Written exercise
Print the entries below exactly as they appear, from the first line up to and including the line with "2.0, 0.2, 0.2]". Do not print any pictures.

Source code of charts
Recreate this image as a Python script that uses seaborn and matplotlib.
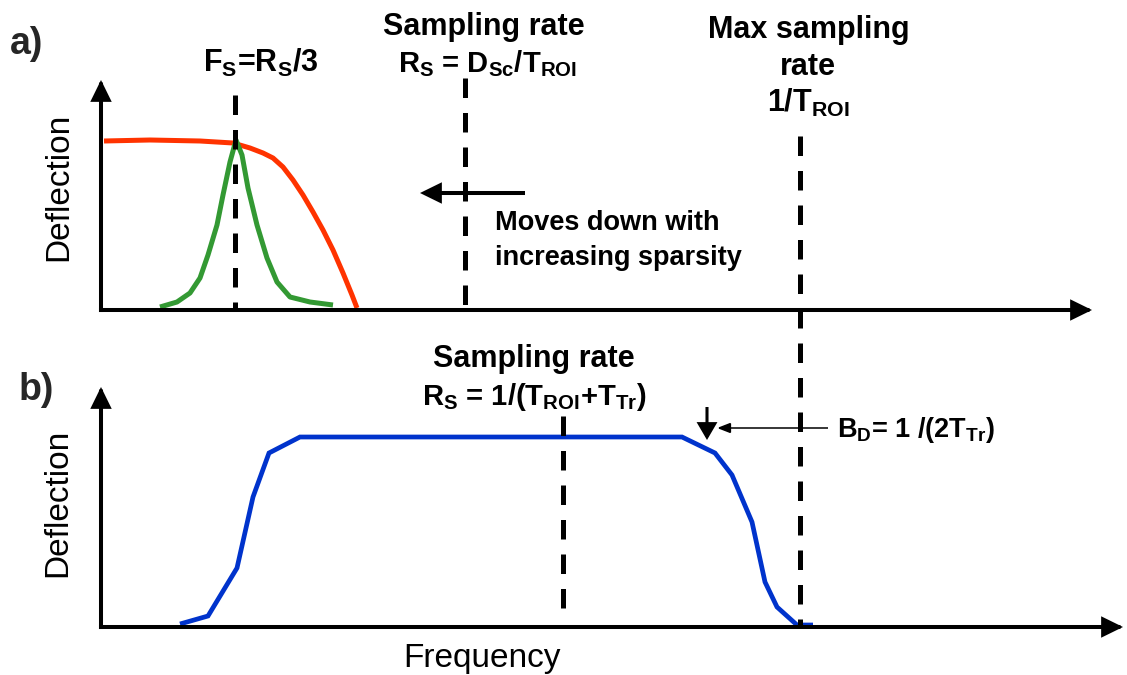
import matplotlib
matplotlib.use("Agg")
import matplotlib.pyplot as plt
import seaborn as sns
import pandas as pd

# ---------------- data (frequency / deflection, arbitrary units) ----------------
# panel a: red = response curve, green = signal spectrum
red_freq = [0.3, 4.9, 9.9, 13.2, 14.9, 16.2, 17.2, 18.2, 19.2, 20.2, 21.2, 22.2,
            23.2, 24.2, 25.1, 25.6]
red_defl = [16.9, 17.0, 16.9, 16.7, 16.2, 15.7, 15.2, 14.3, 13.0, 11.5, 9.8, 8.0,
            6.0, 3.7, 1.5, 0.2]

green_freq = [5.9, 7.6, 8.9, 9.9, 10.7, 11.6, 12.2, 12.9, 13.5, 14.1, 14.7, 15.6,
              16.6, 17.6, 18.9, 20.9, 23.2]
green_defl = [0.3, 0.8, 1.7, 3.2, 5.5, 8.5, 11.5, 14.8, 17.0, 15.5, 12.2, 8.5,
              5.2, 2.8, 1.3, 0.8, 0.5]

# panel b: blue = band-pass response
blue_freq = [7.9, 10.7, 13.6, 15.2, 16.8, 19.9, 58.1, 61.4, 63.1, 65.1, 66.4, 67.6, 69.6, 71.2]
blue_defl = [0.3, 1.1, 5.9, 13.0, 17.4, 19.0, 19.0, 17.4, 15.2, 10.5, 4.5, 2.0, 0.2, 0.2]

# marker frequencies (dashed lines)
fs_freq = 13.4      # F_S = R_S/3
rs_a_freq = 36.4    # sampling rate, panel a
max_freq = 69.9     # max sampling rate
rs_b_freq = 46.2    # sampling rate, panel b
bd_freq = 60.6      # B_D marker

# ---------------- style ----------------
sns.set_theme(style="white")
plt.rcParams["font.family"] = ["Liberation Sans", "DejaVu Sans"]
plt.rcParams["mathtext.fontset"] = "custom"
for k in ("rm", "it", "bf", "sf"):
    plt.rcParams["mathtext." + k] = "Liberation Sans:bold"
plt.rcParams["mathtext.default"] = "rm"

RED, GREEN, BLUE = "#FF3300", "#339933", "#0033CC"
A_OFF = 31.7   # vertical offset of panel a

fig = plt.figure(figsize=(11.27, 6.75), dpi=100)
ax = fig.add_axes([0, 0, 1, 1])

BOLD = dict(fontsize=22, fontweight="bold", color="black")
MATH = dict(fontsize=21, fontweight="bold", color="black")
SMALL = dict(fontsize=19.5, fontweight="bold", color="black")
REG = dict(fontsize=24, color="black")


def arrow(x0, y0, x1, y1, lw=2.9, hl=0.55, hw=0.27, ms=20, cap="butt"):
    ax.annotate("", xy=(x1, y1), xytext=(x0, y0),
                arrowprops=dict(arrowstyle=f"-|>,head_length={hl},head_width={hw}",
                                lw=lw, color="black", shrinkA=0, shrinkB=0,
                                mutation_scale=ms, joinstyle="miter", capstyle=cap))


def dashed(x, y0, y1):
    ax.plot([x, x], [y0, y1], color="black", lw=3.6,
            linestyle=(0, (3.9, 3.0)), solid_capstyle="butt", dash_capstyle="butt")


# ---------------- curves ----------------
df_red = pd.DataFrame({"f": red_freq, "d": [v + A_OFF for v in red_defl]})
df_green = pd.DataFrame({"f": green_freq, "d": [v + A_OFF for v in green_defl]})
df_blue = pd.DataFrame({"f": blue_freq, "d": blue_defl})
sns.lineplot(data=df_red, x="f", y="d", ax=ax, color=RED, lw=3.6, sort=False,
             estimator=None, solid_joinstyle="round", solid_capstyle="butt")
sns.lineplot(data=df_green, x="f", y="d", ax=ax, color=GREEN, lw=3.6, sort=False,
             estimator=None, solid_joinstyle="round", solid_capstyle="butt")
sns.lineplot(data=df_blue, x="f", y="d", ax=ax, color=BLUE, lw=3.4, sort=False,
             estimator=None, solid_joinstyle="miter", solid_capstyle="butt")

ax.set_xlim(-10.1, 102.6)
ax.set_ylim(-4.8, 62.7)
ax.set_axis_off()

# ---------------- axes (arrows) ----------------
arrow(0, A_OFF, 0, 54.7, cap="projecting")
arrow(0, A_OFF, 99.1, A_OFF, cap="projecting")
arrow(0, 0, 0, 24.0, cap="projecting")
arrow(0, 0, 102.2, 0, cap="projecting")

# ---------------- dashed lines ----------------
dashed(fs_freq, A_OFF + 21.5, A_OFF)
dashed(rs_a_freq, A_OFF + 23.2, A_OFF)
dashed(max_freq, 49.1, -0.1)
dashed(rs_b_freq, 21.1, 1.2)

# ---------------- annotation arrows ----------------
arrow(42.4, 43.4, 31.9, 43.4)                                         # moves down
arrow(bd_freq, 22.0, bd_freq, 18.7, lw=2.2, hl=0.6, hw=0.35, ms=16)   # B_D marker
arrow(72.7, 19.9, 61.6, 19.9, lw=1.1, hl=0.9, hw=0.35, ms=9)          # thin pointer

# ---------------- texts ----------------
ax.text(-7.4, 58.3, "a)", fontsize=27, fontweight="bold", ha="center", va="center")
ax.text(-6.5, 23.7, "b)", fontsize=27, fontweight="bold", ha="center", va="center")

ax.text(16.0, 55.5, "$F_S$=$R_S$/3", ha="center", va="baseline", **BOLD)
ax.text(38.3, 59.2, "Sampling rate", ha="center", va="baseline", **BOLD)
ax.text(38.6, 55.5, "$R_S$ = $D_{Sc}$/$T_{ROI}$", ha="center", va="baseline", **MATH)
ax.text(70.8, 58.9, "Max sampling", ha="center", va="baseline", **BOLD)
ax.text(70.7, 55.2, "rate", ha="center", va="baseline", **BOLD)
ax.text(70.7, 51.5, "1/$T_{ROI}$", ha="center", va="baseline", **BOLD)
ax.text(39.4, 39.7, "Moves down with", ha="left", va="baseline", **SMALL)
ax.text(39.4, 36.2, "increasing sparsity", ha="left", va="baseline", **SMALL)

ax.text(43.3, 26.0, "Sampling rate", ha="center", va="baseline", **BOLD)
ax.text(43.3, 22.2, "$R_S$ = 1/($T_{ROI}$+$T_{Tr}$)", ha="center", va="baseline", **MATH)
ax.text(73.6, 19.0, "$B_D$= 1 /(2$T_{Tr}$)", ha="left", va="baseline", **SMALL)

ax.text(-4.2, 44.0, "Deflection", rotation=90, ha="center", va="center", **REG)
ax.text(-4.3, 12.4, "Deflection", rotation=90, ha="center", va="center", **REG)
ax.text(38.1, -4.0, "Frequency", ha="center", va="baseline", **REG)

fig.savefig("out.png", dpi=100)
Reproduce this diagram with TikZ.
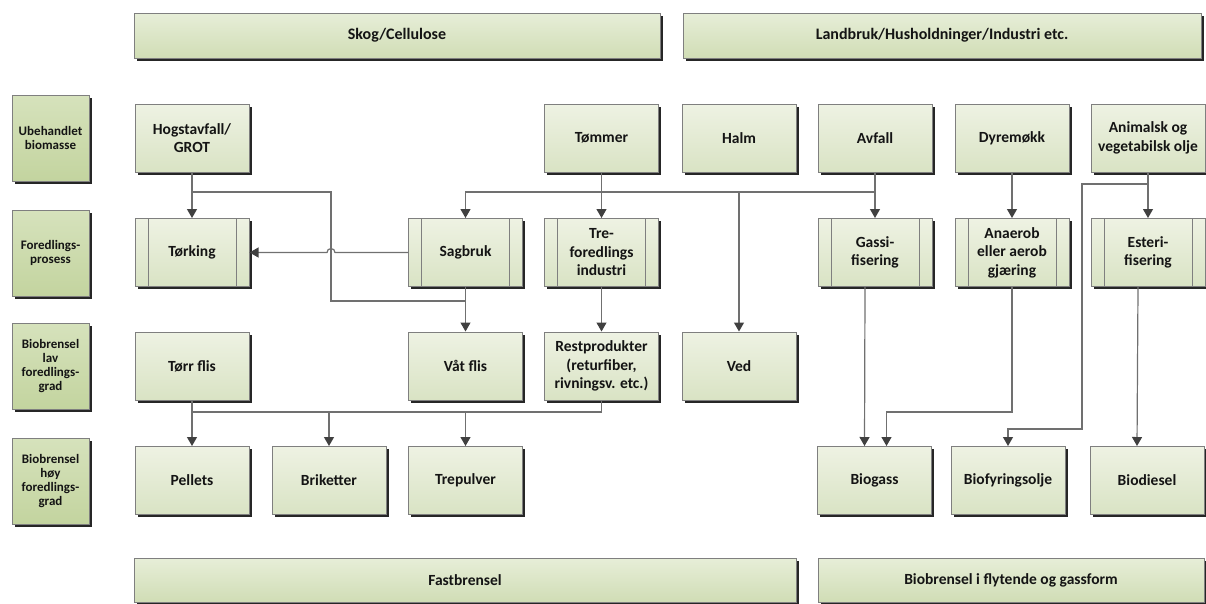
\documentclass[tikz,border=0pt]{standalone}
\usepackage{fontspec}
\setmainfont{Carlito}
\usepackage{tikz}
\usetikzlibrary{arrows.meta,calc,shadows}
\definecolor{bio-top}{HTML}{EEF2E3}
\definecolor{bio-bot}{HTML}{D9E3C4}
\definecolor{bio-lab}{HTML}{D6E2BC}
\definecolor{bio-labbot}{HTML}{C3D49F}
\definecolor{bio-head}{HTML}{E7EED8}
\definecolor{bio-headbot}{HTML}{D0DDB5}
\definecolor{bio-edge}{HTML}{7F7F7F}
\definecolor{bio-line}{HTML}{707070}
\definecolor{bio-tip}{HTML}{404040}

\begin{document}
\begin{tikzpicture}[x=1pt,y=-1pt,
  boks/.style={draw=bio-edge,line width=1pt,top color=bio-top,bottom color=bio-bot,
    drop shadow={shadow xshift=2.5pt,shadow yshift=-2.5pt,fill=black!85,opacity=1},
    minimum width=114pt,minimum height=68pt,inner sep=2pt,align=center,
    font=\fontsize{15.5}{18.5}\selectfont\bfseries,text=black!92},
  prosess/.style={boks,path picture={
    \draw[bio-edge,line width=1pt]
      ([xshift=13pt]path picture bounding box.north west) -- ([xshift=13pt]path picture bounding box.south west)
      ([xshift=-13pt]path picture bounding box.north east) -- ([xshift=-13pt]path picture bounding box.south east);}},
  etikett/.style={boks,top color=bio-lab,bottom color=bio-labbot,minimum width=77pt,
    minimum height=86pt,font=\fontsize{13}{14}\selectfont\bfseries},
  topp/.style={boks,top color=bio-head,bottom color=bio-headbot,minimum height=45pt,
    font=\fontsize{16}{18}\selectfont\bfseries},
  lin/.style={draw=bio-line,line width=1.2pt},
  pil/.style={lin,-{Triangle[length=9pt,width=10pt,color=bio-tip]}}]
  \useasboundingbox (0,0) rectangle (1206,603);

  % Overskrifter
  \node[topp,minimum width=526pt] (skog) at (397,35.5) {Skog/Cellulose};
  \node[topp,minimum width=518pt] (land) at (942,35.5) {Landbruk/Husholdninger/Industri etc.};
  % Rader til venstre
  \node[etikett] (lab1) at (50.5,138) {Ubehandlet\\biomasse};
  \node[etikett] (lab2) at (50.5,253) {Foredlings-\\prosess};
  \node[etikett] (lab3) at (50.5,366) {Biobrensel\\lav\\foredlings-\\grad};
  \node[etikett] (lab4) at (50.5,481) {Biobrensel\\høy\\foredlings-\\grad};

  % Ubehandlet biomasse
  \node[boks] (hog) at (192,138) {Hogstavfall/\\GROT};
  \node[boks] (tom) at (601.5,138) {Tømmer};
  \node[boks] (halm) at (739,138) {Halm};
  \node[boks] (avf) at (875,138) {Avfall};
  \node[boks] (dyr) at (1012,138) {Dyremøkk};
  \node[boks] (ani) at (1148,138) {Animalsk og\\vegetabilsk olje};
  % Foredlingsprosess
  \node[prosess] (tork) at (192,252.5) {Tørking};
  \node[prosess] (sag) at (465.5,252.5) {Sagbruk};
  \node[prosess] (tref) at (601.5,252.5) {Tre-\\foredlings\\industri};
  \node[prosess] (gas) at (875,252.5) {Gassi-\\fisering};
  \node[prosess] (ana) at (1012,252.5) {Anaerob\\eller aerob\\gjæring};
  \node[prosess] (est) at (1148,252.5) {Esteri-\\fisering};
  % Lav foredlingsgrad
  \node[boks] (torr) at (192,366) {Tørr flis};
  \node[boks] (vat) at (465.5,366) {Våt flis};
  \node[boks] (rest) at (601.5,366) {Restprodukter\\(returfiber,\\rivningsv. etc.)};
  \node[boks] (ved) at (739,366) {Ved};
  % Høy foredlingsgrad
  \node[boks] (pel) at (192,480.5) {Pellets};
  \node[boks] (bri) at (329,480.5) {Briketter};
  \node[boks] (trep) at (465.5,480.5) {Trepulver};
  \node[boks] (biog) at (874.5,480.5) {Biogass};
  \node[boks] (biof) at (1008,480.5) {Biofyringsolje};
  \node[boks] (biod) at (1147,480.5) {Biodiesel};

  % Bunntekster
  \node[topp,minimum width=662pt,minimum height=44pt,font=\fontsize{15.5}{18}\selectfont\bfseries] (fast) at (465,580) {Fastbrensel};
  \node[topp,minimum width=386pt,minimum height=44pt,font=\fontsize{15.5}{18}\selectfont\bfseries] (flyt) at (1011,580) {Biobrensel i flytende og gassform};

  % Skinner for linjene
  \coordinate (skinne) at (0,192);
  \coordinate (skinne2) at (0,412);
  \coordinate (skinne3) at (0,429);
  \coordinate (hopp) at (331,301);
  \coordinate (olje) at (1082,184);

  % Skog
  \draw[pil] (hog) -- (tork);
  \draw[lin] (hog.south |- skinne) -| (hopp) -- (hopp -| sag.south);
  \draw[pil] (sag.west) -- ([xshift=4]hopp |- sag.west) arc[start angle=0,end angle=-180,radius=4] -- (tork.east);
  \draw[pil] (tom) -- (tref);
  \draw[pil] (avf.south) |- (sag.north |- skinne) -- (sag.north);
  \draw[pil] (ved.north |- skinne) -- (ved);
  \draw[pil] (sag) -- (vat);
  \draw[pil] (tref) -- (rest);
  \draw[pil] (torr) -- (pel);
  \draw[lin] (rest.south) |- (skinne2 -| torr.south);
  \draw[pil] (bri.north |- skinne2) -- (bri);
  \draw[pil] (trep.north |- skinne2) -- (trep);
  % Landbruk
  \draw[pil] (avf) -- (gas);
  \draw[pil] (dyr) -- (ana);
  \draw[pil] (ani) -- (est);
  \draw[pil] ([xshift=-10]gas.south) -- ([xshift=-10]biog.north);
  \draw[pil] (ana.south) |- ([xshift=12]skinne2 -| biog.north) -- ([xshift=12]biog.north);
  \draw[pil] (ani.south) |- (olje) |- (skinne3 -| biof.north) -- (biof.north);
  \draw[pil] ([xshift=-10]est.south) -- ([xshift=-10]biod.north);
\end{tikzpicture}
\end{document}
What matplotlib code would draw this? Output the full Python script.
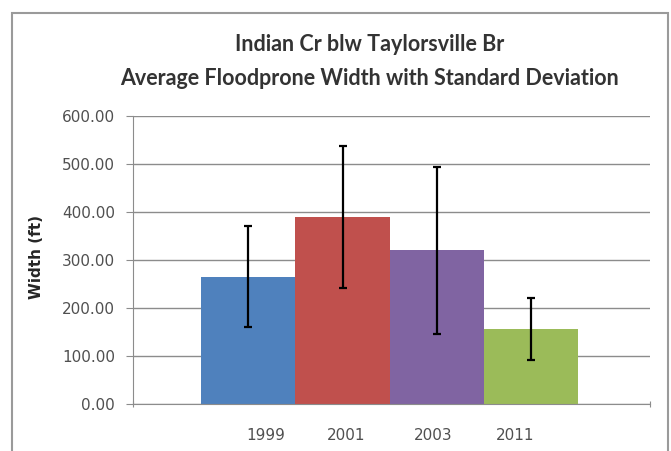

The reply
Recreate this image as a Python script that uses seaborn and matplotlib.
import matplotlib
matplotlib.use("Agg")
import matplotlib.pyplot as plt
import seaborn as sns
import pandas as pd

# ---------------- data (frequency / deflection, arbitrary units) ----------------
# panel a: red = response curve, green = signal spectrum
red_freq = [0.3, 4.9, 9.9, 13.2, 14.9, 16.2, 17.2, 18.2, 19.2, 20.2, 21.2, 22.2,
            23.2, 24.2, 25.1, 25.6]
red_defl = [16.9, 17.0, 16.9, 16.7, 16.2, 15.7, 15.2, 14.3, 13.0, 11.5, 9.8, 8.0,
            6.0, 3.7, 1.5, 0.2]

green_freq = [5.9, 7.6, 8.9, 9.9, 10.7, 11.6, 12.2, 12.9, 13.5, 14.1, 14.7, 15.6,
              16.6, 17.6, 18.9, 20.9, 23.2]
green_defl = [0.3, 0.8, 1.7, 3.2, 5.5, 8.5, 11.5, 14.8, 17.0, 15.5, 12.2, 8.5,
              5.2, 2.8, 1.3, 0.8, 0.5]

# panel b: blue = band-pass response
blue_freq = [7.9, 10.7, 13.6, 15.2, 16.8, 19.9, 58.1, 61.4, 63.1, 65.1, 66.4, 67.6, 69.6, 71.2]
blue_defl = [0.3, 1.1, 5.9, 13.0, 17.4, 19.0, 19.0, 17.4, 15.2, 10.5, 4.5, 2.0, 0.2, 0.2]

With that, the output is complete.